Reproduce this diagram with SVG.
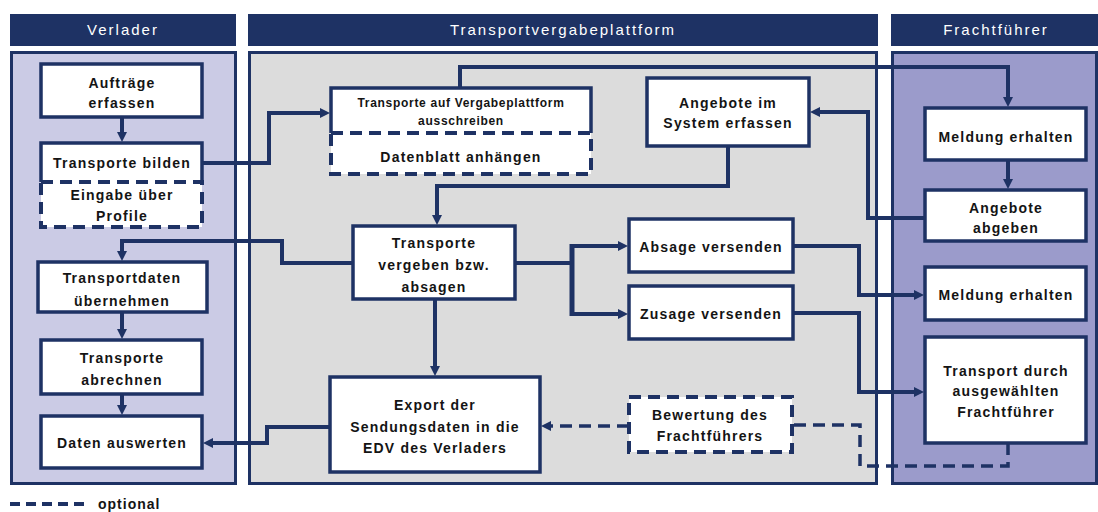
<svg xmlns="http://www.w3.org/2000/svg" width="1098" height="512" viewBox="0 0 1098 512">
<defs>
<marker id="ah" viewBox="0 0 10 10" refX="5" refY="5" markerWidth="10" markerHeight="10" markerUnits="userSpaceOnUse" orient="auto">
<path d="M0,0 L10,5 L0,10 z" fill="#1e3264"/>
</marker>
<style>
.hdr{fill:#1e3264}
.htx{font-family:"Liberation Sans",Arial,sans-serif;font-size:15px;fill:#ffffff;text-anchor:middle;letter-spacing:2px}
.lane{stroke:#1e3264;stroke-width:3}
.box{fill:#ffffff;stroke:#1e3264;stroke-width:3.5}
.dbox{fill:#ffffff;stroke:#1e3264;stroke-width:4;stroke-dasharray:12 7}
.t{font-family:"Liberation Sans",Arial,sans-serif;font-size:14px;font-weight:bold;fill:#141414;text-anchor:middle;letter-spacing:1.2px}
.ts{font-family:"Liberation Sans",Arial,sans-serif;font-size:12px;font-weight:bold;fill:#141414;text-anchor:middle;letter-spacing:0.7px}
.c{fill:none;stroke:#1e3264;stroke-width:4}
.cd{fill:none;stroke:#1e3264;stroke-width:3.5;stroke-dasharray:12 7}
</style>
</defs>
<rect width="1098" height="512" fill="#ffffff"/>
<g id="lanes">
<rect class="hdr" x="10" y="14" width="226" height="32"/>
<text class="htx" x="123" y="35">Verlader</text>
<rect class="hdr" x="248" y="14" width="630" height="32"/>
<text class="htx" x="563" y="35">Transportvergabeplattform</text>
<rect class="hdr" x="891" y="14" width="207" height="32"/>
<text class="htx" x="996" y="35">Frachtführer</text>
<rect class="lane" x="11.5" y="52.5" width="224" height="431" fill="#cbcbe5"/>
<rect class="lane" x="249.5" y="52.5" width="627" height="431" fill="#dcdcdc"/>
<rect class="lane" x="892.5" y="52.5" width="204" height="431" fill="#9b9bcb"/>
</g>
<g id="connectors">
<path class="c" d="M122,117 V137" marker-end="url(#ah)"/>
<path class="c" d="M202,163 H269 V113 H325" marker-end="url(#ah)"/>
<path class="c" d="M460,88 V67 H1008 V102" marker-end="url(#ah)"/>
<path class="c" d="M1008,160 V184" marker-end="url(#ah)"/>
<path class="c" d="M925,218 H868 V112 H815" marker-end="url(#ah)"/>
<path class="c" d="M728,146 V186 H437 V220" marker-end="url(#ah)"/>
<path class="c" d="M353,263 H282 V241 H122 V256" marker-end="url(#ah)"/>
<path class="c" d="M122,312 V334" marker-end="url(#ah)"/>
<path class="c" d="M122,394 V410" marker-end="url(#ah)"/>
<path class="c" d="M435,299 V371" marker-end="url(#ah)"/>
<path class="c" d="M515,263 H572"/>
<path class="c" d="M572,244 V316" style="stroke-width:5"/>
<path class="c" d="M572,246 H623" marker-end="url(#ah)"/>
<path class="c" d="M572,314 H623" marker-end="url(#ah)"/>
<path class="c" d="M793,246 H859 V295 H919" marker-end="url(#ah)"/>
<path class="c" d="M793,313 H859 V392 H919" marker-end="url(#ah)"/>
<path class="cd" d="M1008,443 V466 H860 V425 H792"/>
<path class="cd" d="M629,426 H546" marker-end="url(#ah)"/>
<path class="c" d="M330,427 H267 V443 H208" marker-end="url(#ah)"/>
</g>
<g id="n1"><rect class="box" x="41" y="64" width="161" height="53"/><text class="t" x="122" y="88">Aufträge</text><text class="t" x="122" y="108">erfassen</text></g>
<g id="n2"><path class="box" d="M41,182 V143 H202 V182 Z" style="stroke:none"/><path class="box" d="M41,182 V143 H202 V182" style="fill:none"/><text class="t" x="122" y="168">Transporte bilden</text></g>
<g id="n3"><rect class="dbox" x="41" y="182" width="161" height="45"/><text class="t" x="122" y="200">Eingabe über</text><text class="t" x="122" y="221">Profile</text></g>
<g id="n4"><rect class="box" x="38" y="262" width="169" height="50"/><text class="t" x="122" y="283">Transportdaten</text><text class="t" x="122" y="306">übernehmen</text></g>
<g id="n5"><rect class="box" x="41" y="340" width="161" height="54"/><text class="t" x="122" y="363">Transporte</text><text class="t" x="122" y="385">abrechnen</text></g>
<g id="n6"><rect class="box" x="41" y="416" width="161" height="52"/><text class="t" x="122" y="448">Daten auswerten</text></g>
<g id="n7"><path class="box" d="M331,133 V88 H591 V133 Z" style="stroke:none"/><path class="box" d="M331,133 V88 H591 V133" style="fill:none"/><text class="ts" x="461" y="107">Transporte auf Vergabeplattform</text><text class="ts" x="461" y="125">ausschreiben</text></g>
<g id="n8"><rect class="dbox" x="331" y="133" width="260" height="41"/><text class="t" x="461" y="162">Datenblatt anhängen</text></g>
<g id="n9"><rect class="box" x="647" y="78" width="162" height="68"/><text class="t" x="728" y="108">Angebote im</text><text class="t" x="728" y="128">System erfassen</text></g>
<g id="n10"><rect class="box" x="925" y="108" width="161" height="52"/><text class="t" x="1006" y="142">Meldung erhalten</text></g>
<g id="n11"><rect class="box" x="925" y="190" width="161" height="51"/><text class="t" x="1006" y="213">Angebote</text><text class="t" x="1006" y="233">abgeben</text></g>
<g id="n12"><rect class="box" x="353" y="226" width="162" height="73"/><text class="t" x="434" y="248">Transporte</text><text class="t" x="434" y="270">vergeben bzw.</text><text class="t" x="434" y="292">absagen</text></g>
<g id="n13"><rect class="box" x="629" y="219" width="164" height="53"/><text class="t" x="711" y="252">Absage versenden</text></g>
<g id="n14"><rect class="box" x="629" y="286" width="164" height="53"/><text class="t" x="711" y="319">Zusage versenden</text></g>
<g id="n15"><rect class="box" x="925" y="267" width="161" height="53"/><text class="t" x="1006" y="300">Meldung erhalten</text></g>
<g id="n16"><rect class="box" x="925" y="337" width="161" height="106"/><text class="t" x="1006" y="376">Transport durch</text><text class="t" x="1006" y="396">ausgewählten</text><text class="t" x="1006" y="417">Frachtführer</text></g>
<g id="n17"><rect class="box" x="330" y="377" width="210" height="95"/><text class="t" x="435" y="410">Export der</text><text class="t" x="435" y="432">Sendungsdaten in die</text><text class="t" x="435" y="453">EDV des Verladers</text></g>
<g id="n18"><rect class="dbox" x="629" y="397" width="163" height="55"/><text class="t" x="710" y="420">Bewertung des</text><text class="t" x="710" y="441">Frachtführers</text></g>
<g id="legend"><path class="cd" d="M10,504 H88" style="stroke-width:4;stroke-dasharray:10 6"/><text class="t" x="98" y="509" style="text-anchor:start;letter-spacing:1px">optional</text></g>
</svg>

• **Work to do**: Copy out the whole listing exactly, and don't carry over any pictures.

• **The completed task**:
Reproduce this diagram with SVG.
<svg xmlns="http://www.w3.org/2000/svg" width="1098" height="512" viewBox="0 0 1098 512">
<defs>
<marker id="ah" viewBox="0 0 10 10" refX="5" refY="5" markerWidth="10" markerHeight="10" markerUnits="userSpaceOnUse" orient="auto">
<path d="M0,0 L10,5 L0,10 z" fill="#1e3264"/>
</marker>
<style>
.hdr{fill:#1e3264}
.htx{font-family:"Liberation Sans",Arial,sans-serif;font-size:15px;fill:#ffffff;text-anchor:middle;letter-spacing:2px}
.lane{stroke:#1e3264;stroke-width:3}
.box{fill:#ffffff;stroke:#1e3264;stroke-width:3.5}
.dbox{fill:#ffffff;stroke:#1e3264;stroke-width:4;stroke-dasharray:12 7}
.t{font-family:"Liberation Sans",Arial,sans-serif;font-size:14px;font-weight:bold;fill:#141414;text-anchor:middle;letter-spacing:1.2px}
.ts{font-family:"Liberation Sans",Arial,sans-serif;font-size:12px;font-weight:bold;fill:#141414;text-anchor:middle;letter-spacing:0.7px}
.c{fill:none;stroke:#1e3264;stroke-width:4}
.cd{fill:none;stroke:#1e3264;stroke-width:3.5;stroke-dasharray:12 7}
</style>
</defs>
<rect width="1098" height="512" fill="#ffffff"/>
<g id="lanes">
<rect class="hdr" x="10" y="14" width="226" height="32"/>
<text class="htx" x="123" y="35">Verlader</text>
<rect class="hdr" x="248" y="14" width="630" height="32"/>
<text class="htx" x="563" y="35">Transportvergabeplattform</text>
<rect class="hdr" x="891" y="14" width="207" height="32"/>
<text class="htx" x="996" y="35">Frachtführer</text>
<rect class="lane" x="11.5" y="52.5" width="224" height="431" fill="#cbcbe5"/>
<rect class="lane" x="249.5" y="52.5" width="627" height="431" fill="#dcdcdc"/>
<rect class="lane" x="892.5" y="52.5" width="204" height="431" fill="#9b9bcb"/>
</g>
<g id="connectors">
<path class="c" d="M122,117 V137" marker-end="url(#ah)"/>
<path class="c" d="M202,163 H269 V113 H325" marker-end="url(#ah)"/>
<path class="c" d="M460,88 V67 H1008 V102" marker-end="url(#ah)"/>
<path class="c" d="M1008,160 V184" marker-end="url(#ah)"/>
<path class="c" d="M925,218 H868 V112 H815" marker-end="url(#ah)"/>
<path class="c" d="M728,146 V186 H437 V220" marker-end="url(#ah)"/>
<path class="c" d="M353,263 H282 V241 H122 V256" marker-end="url(#ah)"/>
<path class="c" d="M122,312 V334" marker-end="url(#ah)"/>
<path class="c" d="M122,394 V410" marker-end="url(#ah)"/>
<path class="c" d="M435,299 V371" marker-end="url(#ah)"/>
<path class="c" d="M515,263 H572"/>
<path class="c" d="M572,244 V316" style="stroke-width:5"/>
<path class="c" d="M572,246 H623" marker-end="url(#ah)"/>
<path class="c" d="M572,314 H623" marker-end="url(#ah)"/>
<path class="c" d="M793,246 H859 V295 H919" marker-end="url(#ah)"/>
<path class="c" d="M793,313 H859 V392 H919" marker-end="url(#ah)"/>
<path class="cd" d="M1008,443 V466 H860 V425 H792"/>
<path class="cd" d="M629,426 H546" marker-end="url(#ah)"/>
<path class="c" d="M330,427 H267 V443 H208" marker-end="url(#ah)"/>
</g>
<g id="n1"><rect class="box" x="41" y="64" width="161" height="53"/><text class="t" x="122" y="88">Aufträge</text><text class="t" x="122" y="108">erfassen</text></g>
<g id="n2"><path class="box" d="M41,182 V143 H202 V182 Z" style="stroke:none"/><path class="box" d="M41,182 V143 H202 V182" style="fill:none"/><text class="t" x="122" y="168">Transporte bilden</text></g>
<g id="n3"><rect class="dbox" x="41" y="182" width="161" height="45"/><text class="t" x="122" y="200">Eingabe über</text><text class="t" x="122" y="221">Profile</text></g>
<g id="n4"><rect class="box" x="38" y="262" width="169" height="50"/><text class="t" x="122" y="283">Transportdaten</text><text class="t" x="122" y="306">übernehmen</text></g>
<g id="n5"><rect class="box" x="41" y="340" width="161" height="54"/><text class="t" x="122" y="363">Transporte</text><text class="t" x="122" y="385">abrechnen</text></g>
<g id="n6"><rect class="box" x="41" y="416" width="161" height="52"/><text class="t" x="122" y="448">Daten auswerten</text></g>
<g id="n7"><path class="box" d="M331,133 V88 H591 V133 Z" style="stroke:none"/><path class="box" d="M331,133 V88 H591 V133" style="fill:none"/><text class="ts" x="461" y="107">Transporte auf Vergabeplattform</text><text class="ts" x="461" y="125">ausschreiben</text></g>
<g id="n8"><rect class="dbox" x="331" y="133" width="260" height="41"/><text class="t" x="461" y="162">Datenblatt anhängen</text></g>
<g id="n9"><rect class="box" x="647" y="78" width="162" height="68"/><text class="t" x="728" y="108">Angebote im</text><text class="t" x="728" y="128">System erfassen</text></g>
<g id="n10"><rect class="box" x="925" y="108" width="161" height="52"/><text class="t" x="1006" y="142">Meldung erhalten</text></g>
<g id="n11"><rect class="box" x="925" y="190" width="161" height="51"/><text class="t" x="1006" y="213">Angebote</text><text class="t" x="1006" y="233">abgeben</text></g>
<g id="n12"><rect class="box" x="353" y="226" width="162" height="73"/><text class="t" x="434" y="248">Transporte</text><text class="t" x="434" y="270">vergeben bzw.</text><text class="t" x="434" y="292">absagen</text></g>
<g id="n13"><rect class="box" x="629" y="219" width="164" height="53"/><text class="t" x="711" y="252">Absage versenden</text></g>
<g id="n14"><rect class="box" x="629" y="286" width="164" height="53"/><text class="t" x="711" y="319">Zusage versenden</text></g>
<g id="n15"><rect class="box" x="925" y="267" width="161" height="53"/><text class="t" x="1006" y="300">Meldung erhalten</text></g>
<g id="n16"><rect class="box" x="925" y="337" width="161" height="106"/><text class="t" x="1006" y="376">Transport durch</text><text class="t" x="1006" y="396">ausgewählten</text><text class="t" x="1006" y="417">Frachtführer</text></g>
<g id="n17"><rect class="box" x="330" y="377" width="210" height="95"/><text class="t" x="435" y="410">Export der</text><text class="t" x="435" y="432">Sendungsdaten in die</text><text class="t" x="435" y="453">EDV des Verladers</text></g>
<g id="n18"><rect class="dbox" x="629" y="397" width="163" height="55"/><text class="t" x="710" y="420">Bewertung des</text><text class="t" x="710" y="441">Frachtführers</text></g>
<g id="legend"><path class="cd" d="M10,504 H88" style="stroke-width:4;stroke-dasharray:10 6"/><text class="t" x="98" y="509" style="text-anchor:start;letter-spacing:1px">optional</text></g>
</svg>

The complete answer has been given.